I've always been impressed with Chavez' support of the poor, too. My thoughts lately, particularly with his death, have been in consideration of the effects of various types of systems and their subgroups: capitalism, socialism, and communism...all versus the gold standard of altruistic consideration of fellow Earthlings. This has been discussed in several of your posts.

Chavez practiced a hybrid of democracy, socialism, and communism, from what I can glean. His tremendous restructuring of Venezuela allowed for the lower economic class to gain access to housing, food, education, health care, and jobs. This was done at the expense of other vital considerations, which are also required for sustained infrastructure and growth over the duration.

The inflation rate in Venezuela has been soaring for a number of years and their money drastically devalued ["Inflation for the 12 months ended on Jan. 31 was 22.2 percent, one of the highest rates in Latin America", NY Times, Feb.8, 2013]. Commodities, primarily food, have been in short supply or not available, due to Chavez' land restructuring, agricultural restrictions, and state-operated food stores. The high inflation rate makes imported food too expensive for the poor.

I guess what I'm getting at here is that, while Chavez did wonders initially, it appears his efforts are collapsing and, unfortunately, the poor are paying the price. Excessive inflation makes everything that costs money inaccessible to the poor. And this on top of food shortages for the past several years, which has had a large impact on the hungry. As with China, many of Venezuela's poor were removed from their farms and provided housing, making them more dependent on the system. I am inclined to believe that Chavez' short-term gains were not sufficient over the long-term and any benefit to the poor has been stripped away by these same non-sustainable social-political changes. This has been achieved by minimizing the pre-Chavez democracy, human rights, and freedoms.

I haven't been giving Chavez and Venezuela much thought-time the past several years with all of the other global considerations. With Chavez' illness and death, I am viewing Venezuela's situation and weighing it in the great capitalism-socialism-communism game that humans play.

JD said...

ah yes, James Thurber. Now that triggered a little switch in my memory!
Can you remember the TV series based on his writing and cartoons?

Quick search round the U-bend; er sorry the U-Tube, and I found this-

The series didn't last long but was most enjoyable.
When will it be repeated?

Twilight said...

mike ~~ As I think I commented during the week, nobody has ever been able to "do" socialism/communism/capitalism properly.
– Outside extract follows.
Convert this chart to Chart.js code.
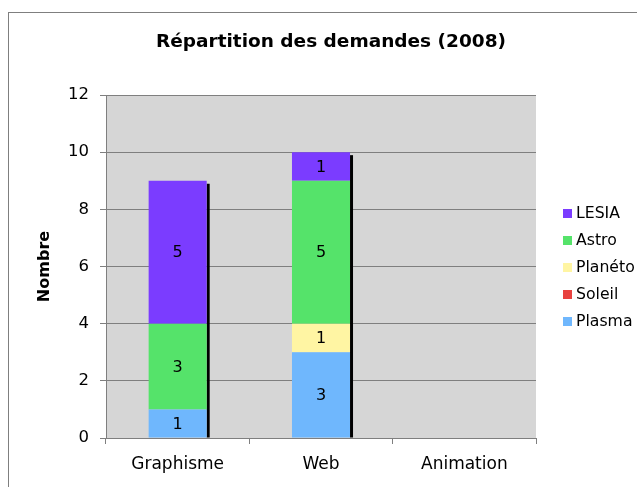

Chavez is a good example I suppose. But he did have to begin from a very low starting point, demanding extreme measures in order to help the poor and the state into which his country had fallen.

Then, I guess (but what do I know, I find it hard to untangle the mess of information on economies and financial doings) then, he couldn't stop the momentum of what he'd put in motion. (???)

Anyone brave enough to try to adjust things in the USA, for instance, wouldn't be starting at such a low point, if it were done fairly soon. But balance would still be essential, and it's the balance that seems elusive - every time. Greed and lust for power and control overtake all else.

That's how it appears to me anyway, Mike.

Twilight said...

JD ~~ Ah! Thanks for mentioning that show, My World and Welcome to It , JD. I'd forgotten that my husband had told me about it a while ago, and said he'd put his name down at Amazon to be informed if ever the show is made available on DVD. Nothing so far though.

I love Thurber's cartoons, and his writings and general style. We looked around his house, now open to visitors, in Columbus, Ohio when on a visit there to see husband's younger son some years ago.

I touched the keys of Thurber's typewriter !! :-)

Last TV connection I know of was when Keith Olbermann started reading from one of
Thurber's books of short stories as a Friday evening treat on his now defunct political show on MSNBC. Keith is off TV altogether now due to fall-outs with superiors, so no chance of more of the same.